Instructions for the task:
Reproduce nothing but the lines from the start of the material through the line that includes "import * as", both ends included, and omit every picture.

Given material:
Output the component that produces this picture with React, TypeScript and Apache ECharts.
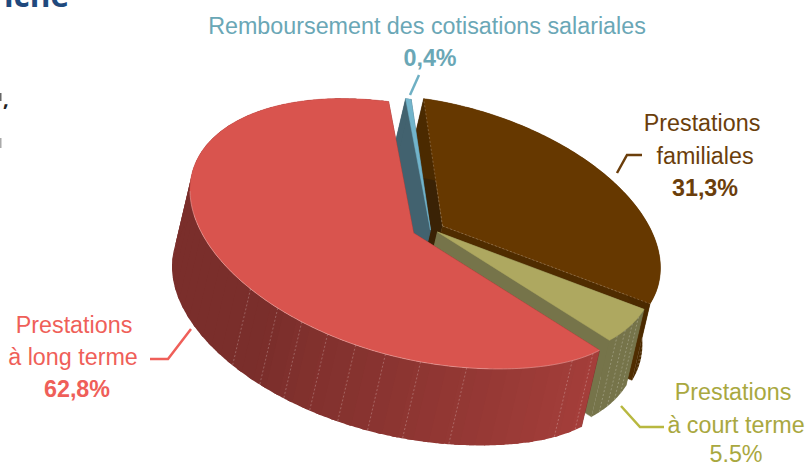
import React, { useEffect, useRef } from "react";
import * as echarts from "echarts";

const categories = ["Prestations familiales", "Remboursement des cotisations salariales", "Prestations à court terme", "Prestations à long terme"];
const shares = [31.3, 0.4, 5.5, 62.8];
const ringOrder = [1, 0, 2, 3];
const valueLabels = ["31,3%", "0,4%", "5.5%", "62,8%"];

const CX = 413.5, CY = 233, AX = 223.5, BX = 43, BY = 127.4, T0 = -96.4;
const SHIFT = [-18, 76.5];
const offsets = [[29, -7], [17, -3], [24, -1], [0, 0]];
const scales = [0.975, 1, 0.97, 1];
const topColors = ["#663800", "#72b4cb", "#aea860", "#d9544e"];
const startFace = ["#3a2205", "#42626f", "#76744a", "#7a2e2b"];
const endFace = ["#4f2c00", "#42626f", "#76744a", "#7a2e2b"];
const facetLines: number[][] = [
  [2, 6, 10, 14],
  [],
  [34, 30, 26, 22],
  [136.8, 127.4, 120, 112.6, 105, 97.2, 88.2, 76.3, 47, 40],
];

const FONT = "'Liberation Sans', Arial, sans-serif";
const RED = "#ef5f59", BROWN = "#6b3e0b", KHAKI = "#a9a83f", BLUE = "#6aa7b6";
const SIZE = 23.3;

function mix(a: number[], b: number[], k: number) {
  const c = a.map((x, i) => Math.round(x + (b[i] - x) * k));
  return `rgb(${c[0]},${c[1]},${c[2]})`;
}
function wallColor(i: number, t: number) {
  if (i === 3) {
    const n = ((t % 360) + 360) % 360;
    const k = Math.max(0, Math.min(1, (130 - n) / 90));
    return mix([122, 46, 43], [164, 62, 58], n > 200 ? 0 : k);
  }
  return ["#4b2a00", "#42626f", "#76744a"][i];
}

function renderItem(params: any, api: any) {
  const i = params.dataIndex;
  const value = api.value(0);
  const total = shares.reduce((a, b) => a + b, 0);
  let before = 0;
  for (const k of ringOrder) {
    if (k === i) break;
    before += shares[k];
  }
  const t1 = T0 + (before / total) * 360;
  const t2 = t1 + (value / total) * 360;
  const [ox, oy] = offsets[i];
  const P = (tDeg: number, s = 0) => {
    const t = (tDeg * Math.PI) / 180;
    const n = ((tDeg + 180) % 360 + 360) % 360 - 180;
    const bulge = i === 3 ? 0.05 * Math.exp(-Math.pow((n - 35) / 28, 2)) : 0;
    const sc = scales[i] * (1 + bulge);
    return [
      CX + ox + sc * AX * Math.cos(t) + s * SHIFT[0],
      CY + oy + sc * (BX * Math.cos(t) + BY * Math.sin(t)) + s * SHIFT[1],
    ];
  };
  const apex = [CX + ox, CY + oy];
  const children: any[] = [];
  const poly = (points: number[][], fill: string, stroke = true) =>
    children.push({ type: "polygon", shape: { points }, style: { fill, stroke: stroke ? fill : "none", lineWidth: 0.5 }, silent: true });
  const line = (points: number[][], stroke: string, w: number, dash?: number[]) =>
    children.push({ type: "polyline", shape: { points }, style: { fill: "none", stroke, lineWidth: w, lineDash: dash }, silent: true });

  const apexLow = [apex[0] + SHIFT[0], apex[1] + SHIFT[1]];
  poly([apex, P(t1), P(t1, 1), apexLow], startFace[i]);
  poly([apex, P(t2), P(t2, 1), apexLow], endFace[i]);

  const step = i === 3 ? 4 : Math.max(0.5, t2 - t1);
  for (let t = t1; t < t2; t += step) {
    const e = Math.min(t + step, t2);
    const far = Math.min(e + 1.5, t2);
    const band: number[][] = [];
    for (let u = t; u < far; u += 0.5) band.push(P(u));
    band.push(P(far));
    const low: number[][] = [];
    for (let u = far; u > t; u -= 0.5) low.push(P(u, 1));
    low.push(P(t, 1));
    poly([...band, ...low], wallColor(i, (t + e) / 2), false);
  }
  for (const t of facetLines[i]) {
    line([P(t), P(t, 1)], "rgba(255,255,255,0.34)", 0.7, [2, 2]);
  }
  const arc: number[][] = [];
  for (let t = t1; t <= t2; t += 1) arc.push(P(t));
  arc.push(P(t2));
  poly([apex, ...arc], topColors[i]);
  if (i === 3) {
    const lower: number[][] = [];
    for (let t = t1; t <= 180; t += 1) lower.push(P(t));
    line(lower, "rgba(255,255,255,0.45)", 0.6);
  }
  if (i === 0) {
    line([apex, P(t1)], "rgba(255,255,255,0.3)", 0.7, [2, 2]);
    line([apex, P(t2)], "rgba(255,255,255,0.3)", 0.7, [2, 2]);
  }
  return { type: "group", children };
}

function label(text: string, x: number, y: number, fill: string, bold = false, size = SIZE) {
  return {
    type: "text",
    x,
    y,
    silent: true,
    style: { text, fill, font: `${bold ? "bold " : ""}${size}px ${FONT}`, align: "center", verticalAlign: "middle" },
  };
}
function connector(points: number[][], stroke: string) {
  return { type: "polyline", silent: true, shape: { points }, style: { fill: "none", stroke, lineWidth: 2.5 } };
}

export default function App() {
  const ref = useRef<HTMLDivElement>(null);
  useEffect(() => {
    const chart = echarts.init(ref.current!, undefined, { renderer: "svg" });
    chart.setOption({
      animation: false,
      backgroundColor: "#ffffff",
      series: [
        {
          type: "custom",
          coordinateSystem: "none",
          name: "Prestations",
          data: categories.map((name, i) => ({ name, value: [shares[i]] })),
          renderItem,
          silent: true,
        },
      ],
      graphic: [
        { type: "text", x: 4, y: -22, silent: true, style: { text: "iche", fill: "#1f497d", font: "bold 31.5px 'Open Sans', sans-serif", align: "left", verticalAlign: "top" } },
        { type: "text", x: 3, y: 88, silent: true, style: { text: ",", fill: "#222222", font: "bold 20px 'Open Sans', sans-serif", align: "left", verticalAlign: "top" } },
        { type: "rect", silent: true, shape: { x: 0, y: 93, width: 1.5, height: 8 }, style: { fill: "#666666" } },
        { type: "rect", silent: true, shape: { x: 0, y: 138, width: 1.5, height: 10 }, style: { fill: "#aaaaaa" } },
        label(categories[1], 427, 26, BLUE),
        label(valueLabels[1], 430, 58, BLUE, true),
        connector([[419, 75], [410, 95]], "#6fb0c4"),
        label("Prestations", 702, 123, BROWN),
        label("familiales", 705, 156, BROWN),
        label(valueLabels[0], 705, 188, BROWN, true),
        connector([[617, 173], [627, 155], [642, 155]], BROWN),
        label("Prestations", 74, 325, RED),
        label("à long terme", 73, 357, RED),
        label(valueLabels[3], 77, 389, RED, true),
        connector([[150, 359], [168, 359], [191, 329]], RED),
        label("Prestations", 733, 392, KHAKI),
        label("à court terme", 736, 425, KHAKI),
        label(valueLabels[2], 736, 454, KHAKI),
        connector([[621, 406], [640, 427], [664, 427]], "#b8b840"),
      ],
    });
    return () => chart.dispose();
  }, []);
  return <div ref={ref} style={{ position: "absolute", left: 0, top: 0, width: 808, height: 466 }} />;
}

Problem solution:
Output the component that produces this picture with React, TypeScript and Apache ECharts.
import React, { useEffect, useRef } from "react";
import * as echarts from "echarts";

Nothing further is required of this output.